Information provided:
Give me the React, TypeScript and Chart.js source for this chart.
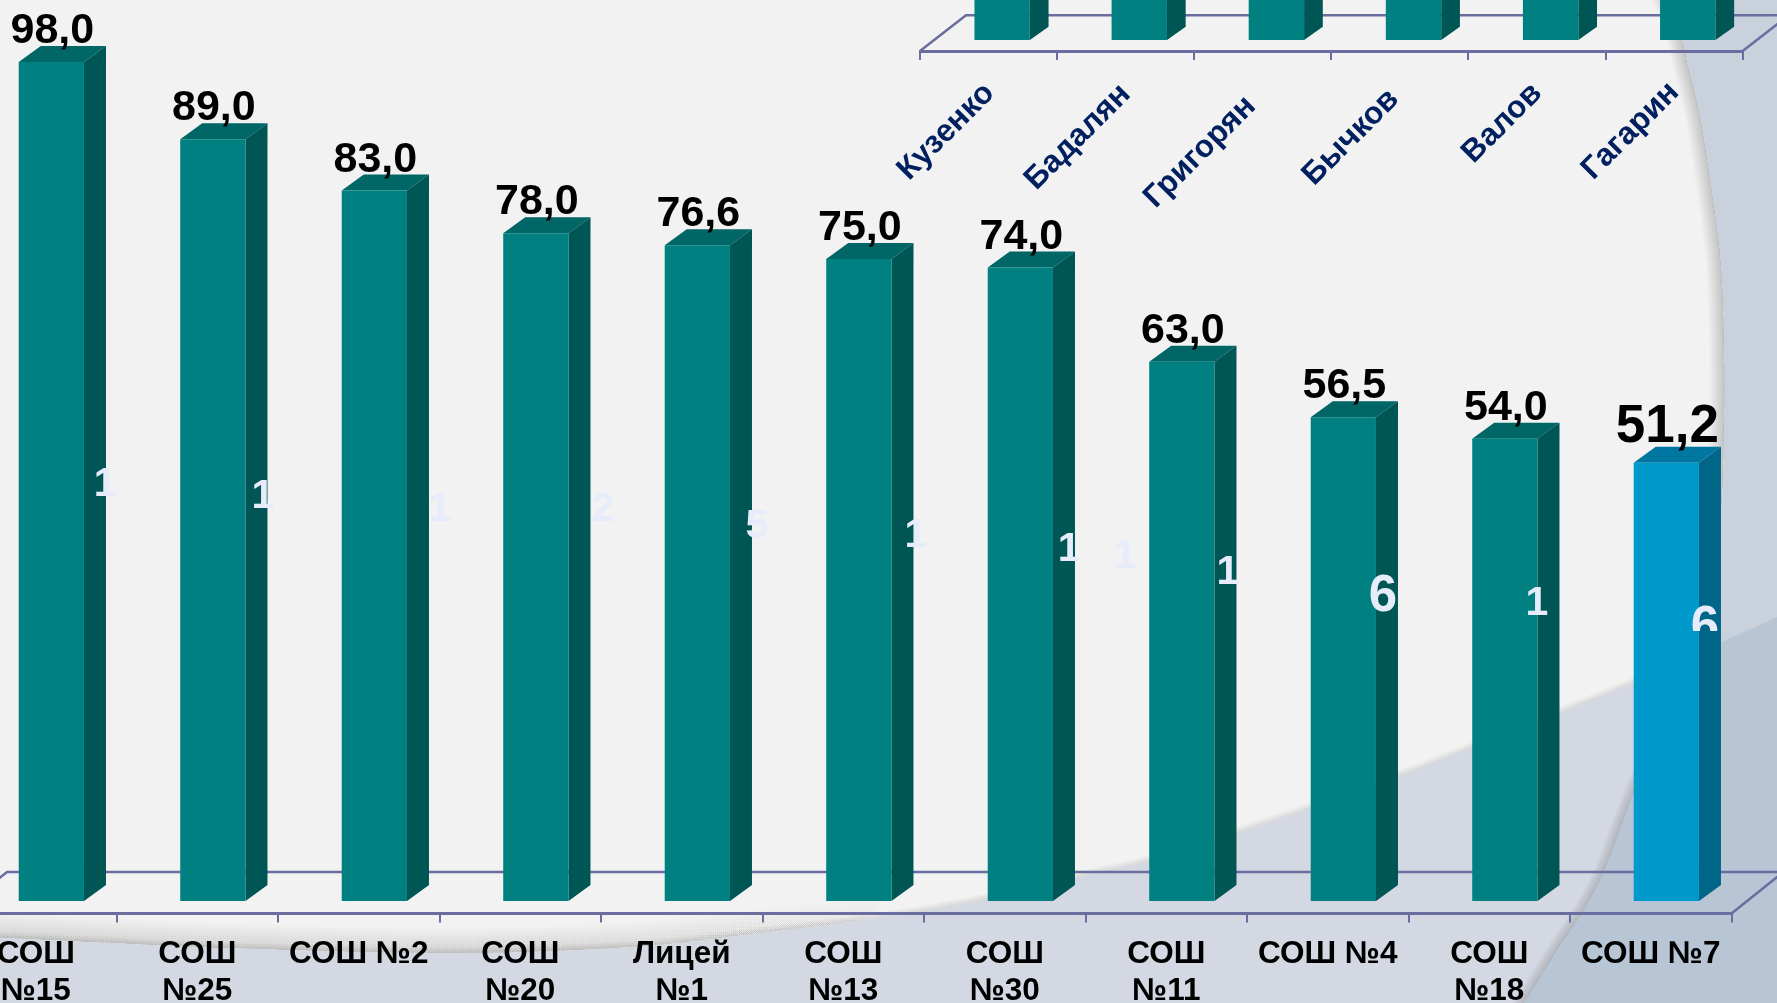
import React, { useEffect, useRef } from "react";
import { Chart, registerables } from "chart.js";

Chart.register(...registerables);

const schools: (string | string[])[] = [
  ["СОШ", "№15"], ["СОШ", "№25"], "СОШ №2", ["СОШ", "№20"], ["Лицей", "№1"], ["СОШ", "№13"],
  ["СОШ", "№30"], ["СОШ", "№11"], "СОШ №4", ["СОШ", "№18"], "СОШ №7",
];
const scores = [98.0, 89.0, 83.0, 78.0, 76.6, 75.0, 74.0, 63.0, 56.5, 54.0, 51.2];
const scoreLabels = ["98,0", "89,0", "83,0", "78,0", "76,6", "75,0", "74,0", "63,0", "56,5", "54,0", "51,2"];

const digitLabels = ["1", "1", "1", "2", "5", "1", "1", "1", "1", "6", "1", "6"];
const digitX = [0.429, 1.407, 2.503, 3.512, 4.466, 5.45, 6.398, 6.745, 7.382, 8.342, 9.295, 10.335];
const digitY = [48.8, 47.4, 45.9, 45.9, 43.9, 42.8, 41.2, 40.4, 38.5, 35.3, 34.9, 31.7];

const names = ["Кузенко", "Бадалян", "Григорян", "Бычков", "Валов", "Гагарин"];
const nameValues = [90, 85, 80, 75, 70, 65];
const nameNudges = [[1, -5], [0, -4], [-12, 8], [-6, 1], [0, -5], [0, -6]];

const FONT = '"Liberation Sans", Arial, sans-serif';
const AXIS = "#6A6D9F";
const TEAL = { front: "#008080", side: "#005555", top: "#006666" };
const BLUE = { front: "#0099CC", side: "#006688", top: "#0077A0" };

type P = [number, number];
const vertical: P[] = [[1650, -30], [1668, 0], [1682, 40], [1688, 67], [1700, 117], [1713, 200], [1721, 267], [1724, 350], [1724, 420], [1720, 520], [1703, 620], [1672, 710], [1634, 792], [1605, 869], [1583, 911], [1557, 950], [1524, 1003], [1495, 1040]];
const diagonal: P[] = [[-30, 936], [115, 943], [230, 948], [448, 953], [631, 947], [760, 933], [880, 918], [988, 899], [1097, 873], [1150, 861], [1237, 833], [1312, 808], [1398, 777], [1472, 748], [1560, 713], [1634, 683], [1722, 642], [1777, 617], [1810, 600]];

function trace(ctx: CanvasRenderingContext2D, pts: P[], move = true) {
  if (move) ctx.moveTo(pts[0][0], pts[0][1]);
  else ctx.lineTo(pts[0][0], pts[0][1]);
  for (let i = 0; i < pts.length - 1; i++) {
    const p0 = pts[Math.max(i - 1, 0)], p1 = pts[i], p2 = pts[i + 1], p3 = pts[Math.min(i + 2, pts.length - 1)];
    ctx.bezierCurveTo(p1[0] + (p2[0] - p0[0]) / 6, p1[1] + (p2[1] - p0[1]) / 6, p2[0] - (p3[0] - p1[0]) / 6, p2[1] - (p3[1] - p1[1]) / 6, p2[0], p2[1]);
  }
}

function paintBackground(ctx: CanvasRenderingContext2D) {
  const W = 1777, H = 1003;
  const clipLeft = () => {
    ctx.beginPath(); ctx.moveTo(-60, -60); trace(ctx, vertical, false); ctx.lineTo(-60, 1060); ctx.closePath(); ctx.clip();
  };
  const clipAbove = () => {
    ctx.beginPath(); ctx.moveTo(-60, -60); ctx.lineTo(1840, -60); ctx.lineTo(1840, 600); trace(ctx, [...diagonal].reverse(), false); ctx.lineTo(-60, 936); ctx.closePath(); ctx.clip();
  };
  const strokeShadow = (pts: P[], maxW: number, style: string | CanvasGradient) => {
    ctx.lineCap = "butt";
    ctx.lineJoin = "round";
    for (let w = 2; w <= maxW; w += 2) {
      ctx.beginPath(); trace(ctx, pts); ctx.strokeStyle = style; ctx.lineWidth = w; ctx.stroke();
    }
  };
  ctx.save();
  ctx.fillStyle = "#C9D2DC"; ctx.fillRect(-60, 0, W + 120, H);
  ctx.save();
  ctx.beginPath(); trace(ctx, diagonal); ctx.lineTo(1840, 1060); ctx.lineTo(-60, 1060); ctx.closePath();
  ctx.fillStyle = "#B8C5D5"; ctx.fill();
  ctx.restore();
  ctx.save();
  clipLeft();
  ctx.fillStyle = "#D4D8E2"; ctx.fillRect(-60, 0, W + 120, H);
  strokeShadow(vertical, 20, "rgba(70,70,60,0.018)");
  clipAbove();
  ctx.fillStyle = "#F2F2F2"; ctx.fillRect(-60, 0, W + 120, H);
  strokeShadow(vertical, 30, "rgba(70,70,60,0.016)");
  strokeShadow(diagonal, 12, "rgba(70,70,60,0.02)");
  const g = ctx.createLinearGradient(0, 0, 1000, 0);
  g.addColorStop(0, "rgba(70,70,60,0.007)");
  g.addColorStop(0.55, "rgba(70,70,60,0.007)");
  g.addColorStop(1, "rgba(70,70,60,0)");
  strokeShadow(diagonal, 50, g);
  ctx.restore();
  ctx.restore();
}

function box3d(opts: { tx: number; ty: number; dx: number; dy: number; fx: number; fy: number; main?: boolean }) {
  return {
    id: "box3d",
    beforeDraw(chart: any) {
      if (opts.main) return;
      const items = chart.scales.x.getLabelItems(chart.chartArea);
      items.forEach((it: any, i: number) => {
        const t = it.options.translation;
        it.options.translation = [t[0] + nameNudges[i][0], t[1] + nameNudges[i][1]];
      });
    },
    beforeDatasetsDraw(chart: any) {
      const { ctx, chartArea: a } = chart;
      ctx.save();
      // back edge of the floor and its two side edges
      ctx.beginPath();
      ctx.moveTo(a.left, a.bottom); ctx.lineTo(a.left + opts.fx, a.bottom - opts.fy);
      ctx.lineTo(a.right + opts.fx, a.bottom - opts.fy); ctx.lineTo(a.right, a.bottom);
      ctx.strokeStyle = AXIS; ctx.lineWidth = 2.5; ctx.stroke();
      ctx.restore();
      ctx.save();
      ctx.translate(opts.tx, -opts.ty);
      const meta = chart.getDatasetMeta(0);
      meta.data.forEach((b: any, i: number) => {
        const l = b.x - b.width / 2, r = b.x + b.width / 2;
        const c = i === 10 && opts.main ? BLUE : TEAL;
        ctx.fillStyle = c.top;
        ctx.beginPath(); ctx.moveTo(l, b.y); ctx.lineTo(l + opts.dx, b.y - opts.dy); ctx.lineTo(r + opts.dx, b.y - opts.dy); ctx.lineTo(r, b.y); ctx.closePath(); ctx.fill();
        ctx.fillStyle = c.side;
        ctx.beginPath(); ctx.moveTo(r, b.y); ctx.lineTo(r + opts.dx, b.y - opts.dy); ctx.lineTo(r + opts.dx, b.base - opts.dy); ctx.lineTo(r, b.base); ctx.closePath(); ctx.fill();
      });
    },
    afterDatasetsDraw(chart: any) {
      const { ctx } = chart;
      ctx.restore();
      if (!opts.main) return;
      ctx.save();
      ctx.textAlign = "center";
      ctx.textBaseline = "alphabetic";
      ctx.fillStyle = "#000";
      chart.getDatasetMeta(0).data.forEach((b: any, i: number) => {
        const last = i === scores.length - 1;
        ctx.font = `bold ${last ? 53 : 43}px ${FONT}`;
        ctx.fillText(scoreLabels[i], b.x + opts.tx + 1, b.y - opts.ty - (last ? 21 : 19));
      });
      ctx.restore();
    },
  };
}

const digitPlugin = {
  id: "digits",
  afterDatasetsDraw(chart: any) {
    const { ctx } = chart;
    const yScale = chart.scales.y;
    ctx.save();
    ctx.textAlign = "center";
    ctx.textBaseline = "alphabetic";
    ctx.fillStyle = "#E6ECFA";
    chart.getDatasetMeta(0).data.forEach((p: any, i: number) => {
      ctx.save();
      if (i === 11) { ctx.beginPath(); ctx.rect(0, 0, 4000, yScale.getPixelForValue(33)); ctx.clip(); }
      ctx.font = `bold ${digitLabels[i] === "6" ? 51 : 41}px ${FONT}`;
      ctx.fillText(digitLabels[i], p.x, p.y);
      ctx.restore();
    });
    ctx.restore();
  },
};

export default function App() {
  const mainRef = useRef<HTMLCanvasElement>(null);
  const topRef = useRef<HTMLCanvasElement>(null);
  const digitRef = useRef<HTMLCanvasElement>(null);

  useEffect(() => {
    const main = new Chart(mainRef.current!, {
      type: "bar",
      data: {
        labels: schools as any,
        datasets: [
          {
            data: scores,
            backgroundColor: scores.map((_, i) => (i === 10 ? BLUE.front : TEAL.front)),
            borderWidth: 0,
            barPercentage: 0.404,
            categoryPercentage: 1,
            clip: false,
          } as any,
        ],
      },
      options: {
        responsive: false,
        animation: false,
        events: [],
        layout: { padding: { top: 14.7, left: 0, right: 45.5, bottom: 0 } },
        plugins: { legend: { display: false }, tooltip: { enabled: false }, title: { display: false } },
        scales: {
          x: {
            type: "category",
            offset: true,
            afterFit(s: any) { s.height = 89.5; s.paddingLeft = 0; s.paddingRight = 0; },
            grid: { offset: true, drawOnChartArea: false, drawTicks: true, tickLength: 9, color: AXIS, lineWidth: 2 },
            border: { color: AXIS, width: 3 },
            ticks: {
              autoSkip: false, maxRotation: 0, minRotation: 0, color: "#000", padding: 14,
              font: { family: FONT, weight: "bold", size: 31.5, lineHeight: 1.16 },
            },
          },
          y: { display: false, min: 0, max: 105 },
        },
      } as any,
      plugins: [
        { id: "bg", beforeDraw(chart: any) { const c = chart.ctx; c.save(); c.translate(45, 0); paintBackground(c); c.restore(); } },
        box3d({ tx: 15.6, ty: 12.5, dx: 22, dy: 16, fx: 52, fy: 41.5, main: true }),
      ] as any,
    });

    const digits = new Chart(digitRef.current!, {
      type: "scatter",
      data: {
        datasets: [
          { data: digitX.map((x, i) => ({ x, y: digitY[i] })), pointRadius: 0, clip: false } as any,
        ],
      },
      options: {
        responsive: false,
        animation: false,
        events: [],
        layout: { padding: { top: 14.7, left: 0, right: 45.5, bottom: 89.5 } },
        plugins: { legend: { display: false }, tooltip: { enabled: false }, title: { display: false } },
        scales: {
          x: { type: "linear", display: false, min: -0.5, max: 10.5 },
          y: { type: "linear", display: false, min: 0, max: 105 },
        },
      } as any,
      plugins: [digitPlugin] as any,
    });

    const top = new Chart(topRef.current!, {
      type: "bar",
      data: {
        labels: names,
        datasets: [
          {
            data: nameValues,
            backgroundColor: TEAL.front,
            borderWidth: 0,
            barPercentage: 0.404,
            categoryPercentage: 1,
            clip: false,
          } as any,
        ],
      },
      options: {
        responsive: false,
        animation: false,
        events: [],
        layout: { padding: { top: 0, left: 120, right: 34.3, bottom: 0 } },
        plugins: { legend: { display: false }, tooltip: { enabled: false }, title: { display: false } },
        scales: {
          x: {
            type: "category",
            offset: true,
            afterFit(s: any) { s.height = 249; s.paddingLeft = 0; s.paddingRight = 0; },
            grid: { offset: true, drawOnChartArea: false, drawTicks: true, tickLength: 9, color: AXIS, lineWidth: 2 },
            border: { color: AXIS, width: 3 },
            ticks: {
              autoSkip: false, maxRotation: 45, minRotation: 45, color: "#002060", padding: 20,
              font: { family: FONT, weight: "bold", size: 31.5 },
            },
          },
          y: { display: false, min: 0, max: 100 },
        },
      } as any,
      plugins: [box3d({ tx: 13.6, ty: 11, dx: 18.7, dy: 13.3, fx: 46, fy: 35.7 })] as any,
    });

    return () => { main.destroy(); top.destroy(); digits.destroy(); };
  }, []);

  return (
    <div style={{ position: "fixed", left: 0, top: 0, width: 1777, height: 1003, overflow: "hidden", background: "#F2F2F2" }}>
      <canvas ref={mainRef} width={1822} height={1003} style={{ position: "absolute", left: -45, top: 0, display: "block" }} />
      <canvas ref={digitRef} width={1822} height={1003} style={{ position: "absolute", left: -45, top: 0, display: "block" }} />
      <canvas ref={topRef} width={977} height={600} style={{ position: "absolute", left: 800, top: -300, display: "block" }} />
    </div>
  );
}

Task requirements: Pictures stay out. Print the data exactly, from its first line through the line containing "Chart.register(...registerables);".

Answer to the problem:
Give me the React, TypeScript and Chart.js source for this chart.
import React, { useEffect, useRef } from "react";
import { Chart, registerables } from "chart.js";

Chart.register(...registerables);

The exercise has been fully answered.